Парадные «врата» обоих небоскребов располагались друг против друга, разделенные относительно некрупной, примерно двадцать на сорок метров, площадкой, мощенной грубо обработанным камнем по образу площади перед московским Кремлем. Прямо по центру высился скульптурный ансамбль – небольшой памятник трем великим людям, создавшим этот мир таким, каков он был.

Айвен задержался почти на три-четыре минуты, рассматривая памятный комплекс так, словно видел его впервые, хотя писатель явно не единожды бывал здесь и должен был выучить мельчайшие подробности ландшафта наизусть.

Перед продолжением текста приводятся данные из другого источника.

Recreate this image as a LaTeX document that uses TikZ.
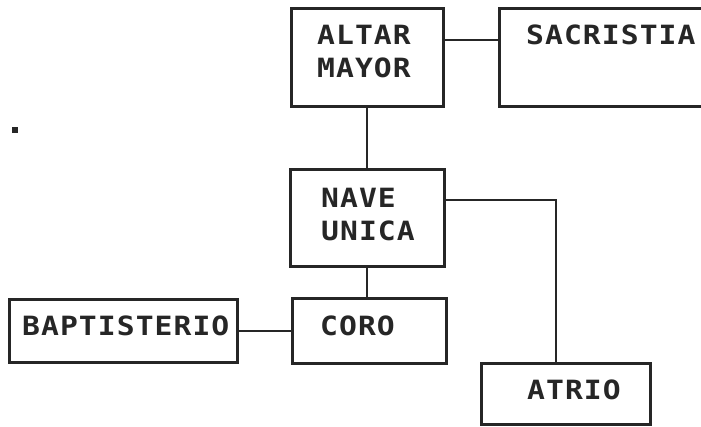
\documentclass[tikz,border=0pt]{standalone}
\usepackage{fontspec}
\newfontfamily\dotfont[LetterSpace=4,FakeStretch=1.12]{DejaVu Sans Mono Bold}
\tikzset{
  room/.style={draw=black!85, line width=2.6pt, rectangle, inner sep=0pt, anchor=north west},
  lbl/.style={inner sep=0pt, anchor=north west, align=left, text=black!85,
    font=\dotfont\fontsize{26.5}{32.5}\selectfont},
  link/.style={draw=black!85, line width=2.6pt}
}
\begin{document}
\begin{tikzpicture}[x=1pt,y=-1pt]
\useasboundingbox (0,0) rectangle (701,427);
\clip (0,0) rectangle (701,427);
% boxes
\node[room, minimum width=152pt, minimum height=98pt] (altar) at (290,7) {};
\node[room, minimum width=210pt, minimum height=98pt] (sacristia) at (498,7) {};
\node[room, minimum width=154pt, minimum height=97pt] (nave) at (289,168) {};
\node[room, minimum width=154pt, minimum height=65pt] (coro) at (291,297) {};
\node[room, minimum width=228pt, minimum height=63pt] (bapt) at (8,298) {};
\node[room, minimum width=169pt, minimum height=61pt] (atrio) at (480,362) {};
% labels
\node[lbl] (taltar) at (317,25) {ALTAR\\MAYOR};
\node[lbl] (tsacr) at (526,25) {SACRISTIA};
\node[lbl] (tnave) at (321,188) {NAVE\\UNICA};
\node[lbl] (tcoro) at (320,316) {CORO};
\node[lbl] (tbapt) at (22,316) {BAPTISTERIO};
\node[lbl] (tatrio) at (527,380) {ATRIO};
% dot
\fill[black!85] (12,127) rectangle (18,133);
% connectors
\coordinate (bend) at (556,200);
\draw[link] (altar.east |- 0,40) -- (sacristia.west |- 0,40);
\draw[link] (altar.south -| 367,0) -- (nave.north -| 367,0);
\draw[link] (nave.south -| 367,0) -- (coro.north -| 367,0);
\draw[link] (bapt.east |- 0,331) -- (coro.west |- 0,331);
\draw[link] (nave.east |- bend) -- (bend) -- (atrio.north -| bend);
\end{tikzpicture}
\end{document}
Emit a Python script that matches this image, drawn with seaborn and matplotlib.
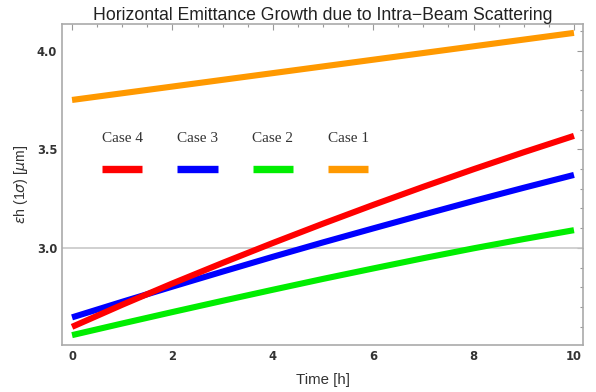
import numpy as np
import pandas as pd
import seaborn as sns
import matplotlib
matplotlib.use("Agg")
import matplotlib.pyplot as plt
from matplotlib.ticker import MultipleLocator

# ---- data ----
time_h = [0, 1, 2, 3, 4, 5, 6, 7, 8, 9, 10]
case1 = [3.750, 3.784, 3.818, 3.852, 3.886, 3.920, 3.954, 3.988, 4.022, 4.056, 4.090]
case2 = [2.558, 2.617, 2.675, 2.732, 2.788, 2.843, 2.896, 2.948, 2.998, 3.045, 3.090]
case3 = [2.648, 2.727, 2.804, 2.880, 2.955, 3.028, 3.099, 3.169, 3.238, 3.305, 3.370]
case4 = [2.600, 2.712, 2.820, 2.924, 3.025, 3.123, 3.218, 3.310, 3.399, 3.485, 3.568]
case_names = ["Case 4", "Case 3", "Case 2", "Case 1"]
case_colors = ["#ff0000", "#0000ff", "#00ee00", "#ff9900"]
legend_x = [1.0, 2.5, 4.0, 5.5]

series = {"Case 1": case1, "Case 2": case2, "Case 3": case3, "Case 4": case4}
df = pd.concat([pd.DataFrame({"time": time_h, "eps": v, "case": k}) for k, v in series.items()],
               ignore_index=True)

sns.set_style("white")
plt.rcParams["font.family"] = ["DejaVu Sans"]

fig = plt.figure(figsize=(5.96, 3.92), dpi=100)
ax = fig.add_axes([62 / 596, 1 - 345 / 392, (583 - 62) / 596, (345 - 24) / 392])

ax.axhline(3.0, color="#c8c8c8", lw=1.2, zorder=1)

palette = dict(zip(case_names, case_colors))
sns.lineplot(data=df, x="time", y="eps", hue="case", palette=palette, lw=4.4,
             legend=False, ax=ax, zorder=3, solid_capstyle="butt")

# manual legend drawn in data coordinates
for name, col, xc in zip(case_names, case_colors, legend_x):
    ax.plot([xc - 0.4, xc + 0.4], [3.40, 3.40], color=col, lw=5.3, solid_capstyle="butt", zorder=3)
    ax.text(xc, 3.553, name, ha="center", va="center", fontsize=11,
            family=["Liberation Serif"], color="#333333")

ax.set_xlim(-0.2, 10.18)
ax.set_ylim(2.508, 4.135)
ax.xaxis.set_major_locator(MultipleLocator(2))
ax.xaxis.set_minor_locator(MultipleLocator(0.5))
ax.yaxis.set_major_locator(MultipleLocator(0.5))
ax.yaxis.set_minor_locator(MultipleLocator(0.1))
ax.yaxis.set_major_formatter(matplotlib.ticker.FormatStrFormatter("%.1f"))
ax.tick_params(which="both", direction="in", top=True, right=True, color="#999999",
               labelcolor="#333333", labelsize=8.3, width=0.8)
ax.tick_params(which="major", length=4)
ax.tick_params(which="minor", length=2.5)
ax.tick_params(axis="both", which="both", labeltop=False, labelright=False)
for lbl in ax.get_xticklabels() + ax.get_yticklabels():
    lbl.set_fontweight("bold")
for sp in ax.spines.values():
    sp.set_color("#aaaaaa")
    sp.set_linewidth(1.2)

ax.set_title("Horizontal Emittance Growth due to Intra\u2212Beam Scattering",
             fontsize=12.7, color="#222222", pad=3, family=["Liberation Sans"])
ax.set_xlabel("Time [h]", fontsize=10.8, color="#333333", family=["Liberation Sans"], labelpad=7)
ax.set_ylabel(r"$\epsilon$h (1$\sigma$) [$\mu$m]", fontsize=10.2, color="#333333",
              family=["Liberation Sans"], labelpad=5)

fig.savefig("out.png", dpi=100)
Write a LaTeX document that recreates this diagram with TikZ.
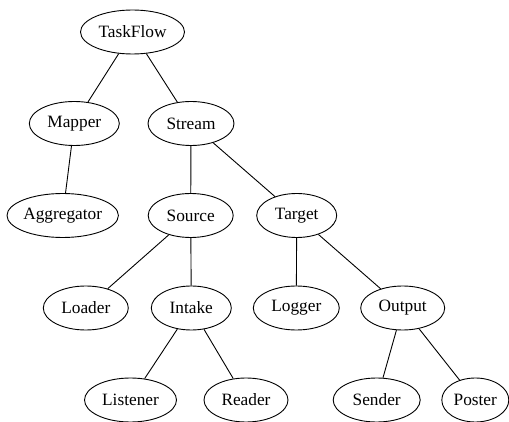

Карл Маркс и его сподвижники – голландец немецкого происхождения Зеус де Рейтер и американец Харли Таккетман. Первый – доктор экономических наук, «врачеватель мировой экономики», посвятивший десятилетия подробнейшему анатомированию экономического механизма, вскрывший его недостатки и предсказавший мрачное будущее. Второй – создатель теории «национального социального капитализма». И третий – автор доктрины «равновесной экономики сглаженного цикла».

Диагност, определивший симптомы, фармацевт, выписавший лекарство, хирург, удаливший язву.

– Айвен, нам пора. – Ютта хотела тронуть его за плечо, но не решилась. Некое родство душ, то, что казалось естественным в минуты их уединения, на тенистых улицах, было неуместным и даже непозволительно фривольным здесь, в окружении деловых людей, в деловом сердце города.

– Да, конечно… – Айвен сделал движение, словно стряхивал морок. – Каждый раз, когда бываю здесь, смотрю на них. Все-таки удивительно это…

– Удивительно? – не поняла Ютта.

– Да, – коротко ответил Айвен, определенно не собираясь развивать тему дальше. Он шагнул к «Фалькенштейну» и добавил, не то в шутку, не то серьезно. – Ну что же, вот и пришло время вам встать на страже моих интересов…

На входе из большой «вертушки» вращающейся двери на них вылетел некий заполошенный человек, сжимавший стопку бумаг. Ютта чуть замешкалась, но Айвен быстрым ловким жестом подхватил ее под руку и увел от столкновения. Человек споткнулся и, потеряв равновесие, взмахнул руками, бумаги разлетелись по ступеням. Он бросился поднимать их, одновременно рассыпаясь в извинениях на немецком с сильным акцентом уроженца южных земель. Идущие мимо ловко обходили его, все как один – с выражением крайней занятости на лицах.

– Поможем, – произнес Айвен, не спрашивая, но сообщая.

Пока Ютта прикидывала, как же она может помочь, не роняя достоинства и портфеля, Тайрент быстро собрал оставшиеся документы, в два движения подровнял стопку и отдал их уронившему. При внимательном рассмотрении тот оказался низеньким, полным, слегка кривоногим человеком, возрастом где-то за пятьдесят.

– Спасибо, спасибо… – как заведенный повторял он, явно чувствуя себя очень неловко. – Спасибо и извините, я вас едва не сбил с ног… я был так невнимателен!

– Ничего страшного, – сдержанно, но доброжелательно ответил Тайрент.

– Айвен! – уже с легкой тревогой повторила Ютта, времени оставалось в обрез.

– Губерт, Губерт Цахес, – представился меж тем толстяк. Одной рукой прижимая к груди так и норовившую рассыпаться стопку своих документов, другой он порылся в кармане и протянул Айвену небольшой прямоугольник тонкого белого картона. – Заходите, будем рады.

– Спасибо и до свидания, – сдержанно поблагодарил Айвен. Губерт Цахес засеменил на своих коротких ножках далее, поминутно оглядываясь, его дальнейшие «спасибо» и «до свидания» тонули в городском шуме.

– Странный человек, – пожал плечами Айвен. – «Приют для слепых детей имени Густава Рюгена», – прочитал он на карточке. – При чем здесь дети?.. Впрочем, идемте.